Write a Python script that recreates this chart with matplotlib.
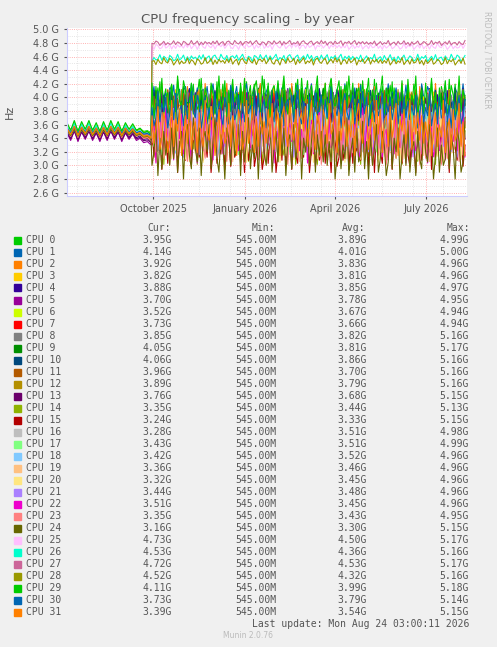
import numpy as np
import matplotlib
matplotlib.use('Agg')
import matplotlib.pyplot as plt
from matplotlib.patches import Rectangle

W, H = 497, 647

names = ['CPU %d' % i for i in range(32)]
colors = ['#00CC00', '#0066B3', '#FF8000', '#FFCC00', '#330099', '#990099', '#CCFF00', '#FF0000',
          '#808080', '#008F00', '#00487D', '#B35A00', '#B38F00', '#6B006B', '#8FB300', '#B30000',
          '#BEBEBE', '#80FF80', '#80C9FF', '#FFC080', '#FFE680', '#AA80FF', '#EE00CC', '#FF8080',
          '#666600', '#FFBFFF', '#00FFCC', '#CC6699', '#999900', '#00CC00', '#0066B3', '#FF8000']
cur = ['3.95G', '4.14G', '3.92G', '3.82G', '3.88G', '3.70G', '3.52G', '3.73G', '3.85G', '4.05G', '4.06G',
       '3.96G', '3.89G', '3.76G', '3.35G', '3.24G', '3.28G', '3.43G', '3.42G', '3.36G', '3.32G', '3.44G',
       '3.51G', '3.35G', '3.16G', '4.73G', '4.53G', '4.72G', '4.52G', '4.11G', '3.73G', '3.39G']
avg = ['3.89G', '4.01G', '3.83G', '3.81G', '3.85G', '3.78G', '3.67G', '3.66G', '3.82G', '3.81G', '3.86G',
       '3.70G', '3.79G', '3.68G', '3.44G', '3.33G', '3.51G', '3.51G', '3.52G', '3.46G', '3.45G', '3.48G',
       '3.45G', '3.43G', '3.30G', '4.50G', '4.36G', '4.53G', '4.32G', '3.99G', '3.79G', '3.54G']
mx = ['4.99G', '5.00G', '4.96G', '4.96G', '4.97G', '4.95G', '4.94G', '4.94G', '5.16G', '5.17G', '5.16G',
      '5.16G', '5.16G', '5.15G', '5.13G', '5.15G', '4.98G', '4.99G', '4.96G', '4.96G', '4.96G', '4.96G',
      '4.96G', '4.95G', '5.15G', '5.17G', '5.16G', '5.17G', '5.16G', '5.18G', '5.14G', '5.15G']

# before the step (days 0..84), level per cpu in GHz
early = [3.56, 3.52, 3.50, 3.52, 3.46, 3.43, 3.55, 3.50, 3.53, 3.54, 3.51, 3.49, 3.52, 3.44, 3.55, 3.49,
         3.52, 3.55, 3.53, 3.50, 3.53, 3.48, 3.50, 3.49, 3.48, 3.53, 3.54, 3.51, 3.50, 3.58, 3.52, 3.51]
# after the step: level and swing in GHz
late = [3.95, 4.02, 3.80, 3.80, 3.86, 3.80, 3.68, 3.66, 3.84, 3.82, 3.88, 3.70, 3.80, 3.70, 3.42, 3.30,
        3.52, 3.52, 3.54, 3.46, 3.45, 3.48, 3.44, 3.42, 3.25, 4.75, 4.58, 4.80, 4.53, 4.00, 3.82, 3.55]
swing = [0.35, 0.20, 0.45, 0.35, 0.30, 0.30, 0.40, 0.45, 0.30, 0.35, 0.25, 0.45, 0.35, 0.35, 0.45, 0.45,
         0.40, 0.40, 0.40, 0.45, 0.45, 0.40, 0.45, 0.45, 0.50, 0.05, 0.06, 0.04, 0.06, 0.35, 0.30, 0.45]

wiggle_early = [0.03, -0.04, 0.05, -0.05, 0.04, -0.03, 0.05, -0.04, 0.03, -0.05, 0.04, -0.04,
                0.05, -0.03, 0.04, -0.05, 0.03, -0.03, 0.02, -0.04, -0.02, -0.06, -0.05, -0.08]
wiggle_late = [0.2, -0.5, 0.6, -0.3, 0.8, -0.7, 0.1, 0.5, -0.9, 0.4, 0.7, -0.2, -0.6, 0.9, 0.0, -0.4,
               0.6, -0.8, 0.3, 0.5, -0.1, 0.7, -0.6, 0.2, 0.9, -0.3, -0.7, 0.4, 0.1, -0.9, 0.6, 0.3,
               -0.5, 0.8, -0.2, 0.0, 0.7, -0.8, 0.5, -0.4, 0.2, 0.9, -0.6, 0.1, -0.3, 0.6, -0.9, 0.4,
               0.8, -0.1, -0.5, 0.3, 0.7, -0.7, 0.0, 0.5, -0.4, 0.9, -0.2, 0.6, -0.8, 0.2, 0.4, -0.6,
               0.7, -0.3, 0.1, 0.8, -0.9, 0.3, -0.1, 0.6, -0.5, 0.2, 0.9, -0.7, 0.4, -0.2, 0.5, -0.4]

fig = plt.figure(figsize=(W / 100, H / 100), dpi=100, facecolor='#F0F0F0')
ax = fig.add_axes([67 / W, 1 - 196 / H, 400 / W, 168 / H], facecolor='white')

we = np.array(wiggle_early)
wl = np.array(wiggle_late + [-v for v in wiggle_late[::-1]])
xe = np.linspace(0, 84, len(we))
xl = np.linspace(85, 398, len(wl))
for i in range(32):
    ye = early[i] + we * (1 + 0.3 * (i % 3))
    yl = late[i] + swing[i] * np.roll(wl, i * 7)
    x = np.concatenate([xe, xl])
    y = np.concatenate([ye, yl])
    ax.plot(x, y * 1e9, color=colors[i], lw=0.8)

ax.set_xlim(0, 400)
ax.set_ylim(2.55e9, 5.02e9)
yt = np.arange(2.6, 5.01, 0.2)
ax.set_yticks(yt * 1e9)
ax.set_yticklabels(['%.1f G' % v for v in yt])
ax.set_yticks(np.arange(2.6, 5.01, 0.1) * 1e9, minor=True)
ax.set_xticks([86, 178, 268, 359])
ax.set_xticklabels(['October 2025', 'January 2026', 'April 2026', 'July 2026'])
ax.set_xticks(np.arange(10, 400, 30.5), minor=True)
ax.tick_params(labelsize=7, colors='#555555', length=2)
ax.tick_params(which='minor', length=0)
ax.grid(which='major', color='#FF9999', linestyle=':', lw=0.6)
ax.grid(which='minor', color='#DDDDDD', linestyle=':', lw=0.6)
for s in ax.spines.values():
    s.set_visible(False)
ax.spines['left'].set_visible(True)
ax.spines['bottom'].set_visible(True)
ax.spines['left'].set_color('#CCCCFF')
ax.spines['bottom'].set_color('#CCCCFF')

def ft(x, y, s, **kw):
    kw.setdefault('fontsize', 7)
    kw.setdefault('color', '#555555')
    kw.setdefault('va', 'center')
    fig.text(x / W, 1 - y / H, s, **kw)

ft(248, 19, 'CPU frequency scaling - by year', fontsize=9.5, ha='center')
ft(10, 112, 'Hz', fontsize=8, ha='center', rotation=90)
ft(487, 60, 'RRDTOOL / TOBI OETIKER', fontsize=5.5, color='#BBBBBB', ha='center', rotation=270)

mono = 'DejaVu Sans Mono'
ft(159, 228, 'Cur:', family=mono, ha='center')
ft(263, 228, 'Min:', family=mono, ha='center')
ft(354, 228, 'Avg:', family=mono, ha='center')
ft(458, 228, 'Max:', family=mono, ha='center')
for i in range(32):
    y = 240 + i * 12
    fig.patches.append(Rectangle((14 / W, 1 - (y + 3.5) / H), 7 / W, 7 / H,
                                 transform=fig.transFigure, color=colors[i]))
    ft(26, y, names[i], family=mono)
    ft(172, y, cur[i], family=mono, ha='right')
    ft(276, y, '545.00M', family=mono, ha='right')
    ft(367, y, avg[i], family=mono, ha='right')
    ft(469, y, mx[i], family=mono, ha='right')
ft(469, 624, 'Last update: Mon Aug 24 03:00:11 2026', family=mono, ha='right')
ft(248, 636, 'Munin 2.0.76', fontsize=5.5, color='#BBBBBB', ha='center')

fig.savefig('out.png', dpi=100, facecolor=fig.get_facecolor())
:::::
PROBLEM TO WORK ON = Only the number is wanted: how many lines above include the word "matplotlib"?

CORRECT RESULT = 5